Stated problem:
Give the number of lines in the listing below that include the word "this", with nothing more.
··· Material provided
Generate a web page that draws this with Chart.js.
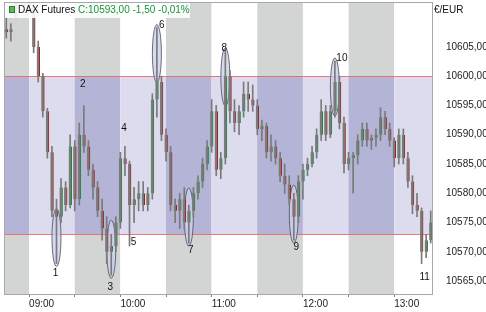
<!DOCTYPE html>
<html>
<head>
<meta charset="utf-8">
<script src="https://cdn.jsdelivr.net/npm/chart.js@4.4.1/dist/chart.umd.min.js"></script>
<style>
  html, body { margin: 0; padding: 0; background: #fff; }
  canvas { display: block; }
</style>
</head>
<body>
<canvas id="myChart" width="486" height="312"></canvas>
<script>
// 3-minute candles, DAX futures
const times = [
  '08:45','08:48','08:51','08:54','08:57','09:00','09:03','09:06','09:09','09:12',
  '09:15','09:18','09:21','09:24','09:27','09:30','09:33','09:36','09:39','09:42',
  '09:45','09:48','09:51','09:54','09:57','10:00','10:03','10:06','10:09','10:12',
  '10:15','10:18','10:21','10:24','10:27','10:30','10:33','10:36','10:39','10:42',
  '10:45','10:48','10:51','10:54','10:57','11:00','11:03','11:06','11:09','11:12',
  '11:15','11:18','11:21','11:24','11:27','11:30','11:33','11:36','11:39','11:42',
  '11:45','11:48','11:51','11:54','11:57','12:00','12:03','12:06','12:09','12:12',
  '12:15','12:18','12:21','12:24','12:27','12:30','12:33','12:36','12:39','12:42',
  '12:45','12:48','12:51','12:54','12:57','13:00','13:03','13:06','13:09','13:12',
  '13:15','13:18','13:21','13:24'
];
const opens = [
  10608, 10607.5, 10610, 10613, 10614, 10613, 10612, 10605, 10600, 10594,
  10587, 10577, 10576, 10581, 10578, 10588, 10579, 10590, 10588, 10584,
  10581, 10577, 10574, 10570, 10571, 10575, 10586, 10585, 10578, 10579,
  10580, 10578, 10580, 10596, 10599, 10590, 10587, 10578, 10577, 10579,
  10575, 10577, 10580, 10582, 10585, 10588, 10594, 10584, 10586, 10600,
  10594, 10592, 10594, 10597, 10596, 10595, 10591, 10591.5, 10587, 10588,
  10586, 10583, 10581.5, 10579, 10576, 10582, 10584, 10585, 10587, 10590,
  10594, 10590, 10594, 10599, 10592, 10585, 10586, 10586.5, 10589, 10591,
  10589, 10589.5, 10590, 10593, 10591, 10589, 10586, 10590, 10586, 10582,
  10578, 10577, 10570, 10572
];
const highs = [
  10610, 10609, 10614, 10616, 10615.5, 10614, 10612.5, 10606, 10600.5, 10594.5,
  10588, 10579, 10582.5, 10582, 10590, 10589, 10592, 10595, 10589, 10585,
  10582, 10579, 10576, 10573, 10576, 10587, 10588, 10585.5, 10581, 10582,
  10582, 10581, 10597, 10608.3, 10600, 10591, 10588, 10579, 10580, 10581,
  10578, 10581, 10583, 10586, 10589, 10596, 10595, 10587, 10604.3, 10601,
  10596, 10595, 10599, 10599, 10598.5, 10596, 10592.5, 10592, 10590, 10589,
  10587, 10585, 10583, 10580, 10583, 10585, 10586, 10588, 10591, 10596,
  10595, 10595, 10602.6, 10600, 10593, 10587, 10587, 10590, 10592, 10592,
  10590, 10591, 10594.6, 10594, 10592, 10589.5, 10591, 10591, 10587, 10583,
  10580, 10577.5, 10573, 10577
];
const lows = [
  10606.5, 10606, 10610.5, 10612, 10612, 10611, 10604, 10599, 10593, 10586,
  10576, 10568, 10575, 10577, 10577.5, 10577, 10578, 10587, 10583, 10579,
  10576, 10572, 10568, 10566, 10570, 10574, 10583, 10571, 10575, 10577,
  10577, 10577, 10579, 10593, 10589, 10585.5, 10577, 10575, 10574, 10574,
  10571.5, 10576, 10579, 10581, 10584, 10587, 10583, 10582.5, 10585, 10592,
  10590.5, 10590, 10593, 10594, 10594, 10590, 10589, 10586, 10585.5, 10585,
  10582, 10580, 10578, 10572, 10575, 10579, 10583, 10584.5, 10586, 10589,
  10589, 10589.5, 10593, 10591, 10583.5, 10584, 10580, 10585, 10588, 10588,
  10587.5, 10588, 10589, 10590, 10588, 10584.5, 10585, 10585, 10581, 10576.5,
  10576, 10568, 10569, 10571.5
];
const closes = [
  10607.5, 10608, 10613, 10614, 10613, 10612, 10605, 10600, 10594, 10587,
  10577, 10576, 10581, 10578, 10588, 10579, 10590, 10588, 10584, 10581,
  10577, 10574, 10570, 10571, 10575, 10586, 10585, 10578, 10579, 10580,
  10578, 10580, 10596, 10599, 10590, 10587, 10578, 10577, 10579, 10575,
  10577, 10580, 10582, 10585, 10588, 10594, 10584, 10586, 10600, 10594,
  10592, 10594, 10597, 10596, 10595, 10591, 10591.5, 10587, 10588, 10586,
  10583, 10581.5, 10579, 10576, 10582, 10584, 10585, 10587, 10590, 10594,
  10590, 10594, 10599, 10592, 10585, 10586, 10586.5, 10589, 10591, 10589,
  10589.5, 10590, 10593, 10591, 10589, 10586, 10590, 10586, 10582, 10578,
  10577, 10570, 10572, 10575
];
const yTicks = [10565, 10570, 10575, 10580, 10585, 10590, 10595, 10600, 10605];
const rangeTop = 10600;
const rangeBottom = 10573;

const markerLabels = ['1', '2', '3', '4', '5', '6', '7', '8', '9', '10', '11'];
const markerTimes = ['09:18', '09:36', '09:54', '10:03', '10:06', '10:24', '10:45', '11:09', '11:54', '12:21', '13:18'];
const markerSides = ['low', 'high', 'low', 'high', 'low', 'high', 'low', 'high', 'low', 'high', 'low'];
const markerRinged = [true, false, true, false, false, true, true, true, true, true, false];

// label offsets (px) from the candle's extreme
const labelShift = [[-1, 10], [-1, -21], [-1, 12], [-1, -18], [4, -4], [5, -2], [2, 7], [-1, -3], [2.5, 7], [7, -3], [3, 14]];

const fmt = v => v.toFixed(2).replace('.', ',');

const overlay = {
  id: 'overlay',
  beforeDatasetsDraw(chart) {
    const {ctx, chartArea: a, scales: {x, y}} = chart;
    const edges = [a.left];
    times.forEach((t, i) => { if (/:(00|30)$/.test(t)) edges.push(x.getPixelForValue(i)); });
    edges.push(a.right);
    const yTop = y.getPixelForValue(rangeTop);
    const yBot = y.getPixelForValue(rangeBottom);
    ctx.save();
    for (let k = 0; k < edges.length - 1; k++) {
      const gray = k % 2 === 0;
      const x0 = edges[k], w = edges[k + 1] - x0;
      ctx.fillStyle = gray ? '#d3d5d5' : '#ffffff';
      ctx.fillRect(x0, a.top, w, a.bottom - a.top);
      ctx.fillStyle = gray ? '#b4b5d6' : '#dcdcee';
      ctx.fillRect(x0, yTop, w, yBot - yTop);
    }
    ctx.strokeStyle = 'rgba(232,100,100,0.85)';
    ctx.lineWidth = 1;
    [yTop, yBot].forEach(py => {
      ctx.beginPath();
      ctx.moveTo(a.left, Math.round(py) + 0.5);
      ctx.lineTo(a.right, Math.round(py) + 0.5);
      ctx.stroke();
    });
    markerTimes.forEach((t, m) => {
      if (!markerRinged[m]) return;
      const i = times.indexOf(t);
      const px = x.getPixelForValue(i);
      const low = markerSides[m] === 'low';
      const py = y.getPixelForValue(low ? lows[i] : highs[i]);
      const cy = low ? py + 3 - 29 : py - 3 + 29;
      ctx.beginPath();
      ctx.ellipse(px, cy, 4.5, 29, 0, 0, Math.PI * 2);
      ctx.fillStyle = 'rgba(205,208,235,0.8)';
      ctx.fill();
      ctx.strokeStyle = '#4a4a5a';
      ctx.lineWidth = 0.8;
      ctx.stroke();
    });
    ctx.restore();
  },
  afterDatasetsDraw(chart) {
    const {ctx, chartArea: a, scales: {x, y}} = chart;
    ctx.save();
    ctx.strokeStyle = '#a8a8a8';
    ctx.lineWidth = 1;
    ctx.strokeRect(a.left + 0.5, a.top - 0.5, a.right - a.left - 1, a.bottom - a.top + 1);
    ctx.font = '10px "Liberation Sans", Arial, sans-serif';
    ctx.fillStyle = '#111';
    ctx.textAlign = 'center';
    ctx.textBaseline = 'middle';
    markerTimes.forEach((t, m) => {
      const i = times.indexOf(t);
      const low = markerSides[m] === 'low';
      const px = x.getPixelForValue(i) + labelShift[m][0];
      const py = y.getPixelForValue(low ? lows[i] : highs[i]) + labelShift[m][1];
      ctx.fillText(markerLabels[m], px, py);
    });
    ctx.restore();
  },
  afterDraw(chart) {
    const {ctx, chartArea: a} = chart;
    ctx.save();
    ctx.fillStyle = 'rgba(255,255,255,0.88)';
    ctx.fillRect(5, 3, 185, 15);
    ctx.fillStyle = '#5cb85c';
    ctx.fillRect(9, 6, 6, 7);
    ctx.strokeStyle = '#2f7d2f';
    ctx.strokeRect(9.5, 6.5, 5, 6);
    ctx.font = '10px "Liberation Sans", Arial, sans-serif';
    ctx.textBaseline = 'middle';
    ctx.textAlign = 'left';
    ctx.fillStyle = '#111';
    const name = 'DAX Futures ';
    ctx.fillText(name, 18, 10.5);
    ctx.fillStyle = '#17973a';
    ctx.fillText('C:10593,00 -1,50 -0,01%', 18 + ctx.measureText(name).width, 10.5);
    ctx.fillStyle = '#111';
    ctx.fillText('€/EUR', a.right + 1, 10);
    ctx.restore();
  }
};

const ctx = document.getElementById('myChart').getContext('2d');
const myChart = new Chart(ctx, {
  type: 'bar',
  data: {
    labels: times,
    datasets: [{
      label: 'wick',
      data: times.map((t, i) => [lows[i], highs[i]]),
      backgroundColor: '#7a7a7a',
      barThickness: 1,
      grouped: false,
      clip: 0
    }, {
      label: 'body',
      data: times.map((t, i) => [opens[i], closes[i]]),
      backgroundColor: '#7c7c7c',
      borderColor: times.map((t, i) => closes[i] > opens[i] ? '#1f8a3a' : '#a81a1a'),
      borderWidth: { left: 0, right: 1, top: 0, bottom: 0 },
      borderSkipped: false,
      barThickness: 3,
      grouped: false,
      clip: 0
    }]
  },
  options: {
    responsive: false,
    animation: false,
    layout: { padding: { left: 4, top: 3, right: 0, bottom: 0 } },
    plugins: { legend: { display: false }, tooltip: { enabled: false } },
    scales: {
      x: {
        offset: true,
        grid: { display: true, drawOnChartArea: false, offset: false, tickLength: 3, color: '#808080' },
        border: { display: false },
        afterBuildTicks: s => { s.ticks = s.ticks.filter(t => /:(00|30)$/.test(times[t.value])); },
        afterFit: s => { s.height = 18; s.paddingLeft = 0; s.paddingRight = 0; },
        ticks: {
          autoSkip: false,
          maxRotation: 0,
          align: 'start',
          padding: 1,
          color: '#222',
          font: { family: '"Liberation Sans", Arial, sans-serif', size: 10 },
          callback: v => times[v].endsWith(':00') ? times[v] : ''
        }
      },
      y: {
        position: 'right',
        min: 10562.8,
        max: 10612.5,
        grid: { display: false },
        border: { display: false },
        afterBuildTicks: s => { s.ticks = yTicks.map(v => ({ value: v })); },
        afterFit: s => { s.width = 53; s.paddingTop = 0; s.paddingBottom = 0; },
        ticks: {
          padding: 5,
          color: '#222',
          font: { family: '"Liberation Sans", Arial, sans-serif', size: 10 },
          callback: v => fmt(v)
        }
      }
    }
  },
  plugins: [overlay]
});
</script>
</body>
</html>
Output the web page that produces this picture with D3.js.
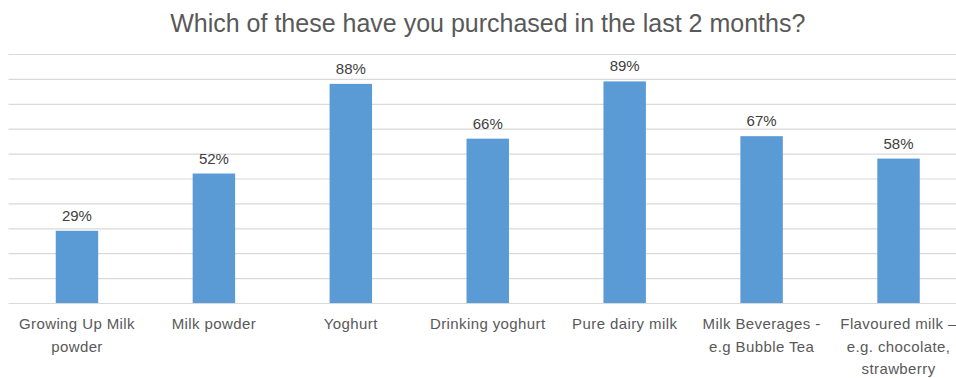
<!DOCTYPE html>
<html>
<head>
<meta charset="utf-8">
<script src="https://cdn.jsdelivr.net/npm/d3@7"></script>
<style>
  html, body { margin: 0; padding: 0; background: #ffffff; }
  svg { display: block; font-family: "Liberation Sans", Arial, sans-serif; }
</style>
</head>
<body>
<svg id="chart" width="956" height="378"></svg>
<script>
// Survey answers: share of respondents who bought each product in the last 2 months
const titleText = "Which of these have you purchased in the last 2 months?";
const categories = [
  "Growing Up Milk\npowder",
  "Milk powder",
  "Yoghurt",
  "Drinking yoghurt",
  "Pure dairy milk",
  "Milk Beverages -\ne.g Bubble Tea",
  "Flavoured milk –\ne.g. chocolate,\nstrawberry"
];
const values = [29, 52, 88, 66, 89, 67, 58];
const gridTicks = [0, 10, 20, 30, 40, 50, 60, 70, 80, 90, 100];

const svg = d3.select("#chart");
const plot = { left: 8.5, right: 967, top: 54, bottom: 303 };

const x = d3.scaleBand()
  .domain(categories)
  .range([plot.left, plot.right])
  .paddingInner(0.69)
  .paddingOuter(0.345);

const y = d3.scaleLinear()
  .domain([0, 100])
  .range([plot.bottom, plot.top]);

// Title
svg.append("text")
  .attr("x", (plot.left + plot.right) / 2)
  .attr("y", 32)
  .attr("text-anchor", "middle")
  .attr("font-size", 25)
  .attr("fill", "#595959")
  .text(titleText);

// Horizontal gridlines (the 0 line doubles as the category axis)
const yAxis = d3.axisLeft(y)
  .tickValues(gridTicks)
  .tickSize(-(plot.right - plot.left))
  .tickFormat("");
const gy = svg.append("g")
  .attr("transform", `translate(${plot.left},0)`)
  .call(yAxis);
gy.select(".domain").remove();
gy.selectAll(".tick line")
  .attr("stroke", "#d9d9d9")
  .attr("stroke-width", 1.2);

// Bars
svg.append("g")
  .selectAll("rect")
  .data(values)
  .join("rect")
  .attr("x", (d, i) => x(categories[i]))
  .attr("y", d => y(d))
  .attr("width", x.bandwidth())
  .attr("height", d => y(0) - y(d))
  .attr("fill", "#5b9bd5");

// Value labels above bars
svg.append("g")
  .selectAll("text")
  .data(values)
  .join("text")
  .attr("x", (d, i) => x(categories[i]) + x.bandwidth() / 2)
  .attr("y", d => y(d) - 10)
  .attr("text-anchor", "middle")
  .attr("font-size", 15)
  .attr("fill", "#404040")
  .text(d => d + "%");

// Category labels, wrapped onto several lines
const xAxis = d3.axisBottom(x).tickSize(0).tickPadding(0);
const gx = svg.append("g")
  .attr("transform", `translate(0,${plot.bottom})`)
  .call(xAxis);
gx.select(".domain").remove();
gx.selectAll(".tick text").each(function (d) {
  const t = d3.select(this);
  t.text(null)
    .attr("y", 0)
    .attr("dy", null)
    .attr("font-size", 15)
    .attr("letter-spacing", 0.4)
    .attr("font-family", "Liberation Sans, Arial, sans-serif")
    .attr("fill", "#595959");
  d.split("\n").forEach((line, k) => {
    t.append("tspan")
      .attr("x", 0)
      .attr("y", 26 + k * 22.5)
      .text(line);
  });
});
</script>
</body>
</html>
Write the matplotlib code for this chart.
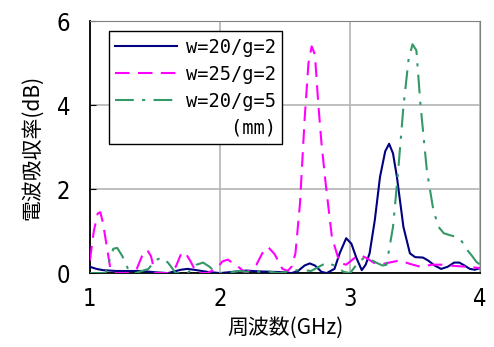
······
Task result:
4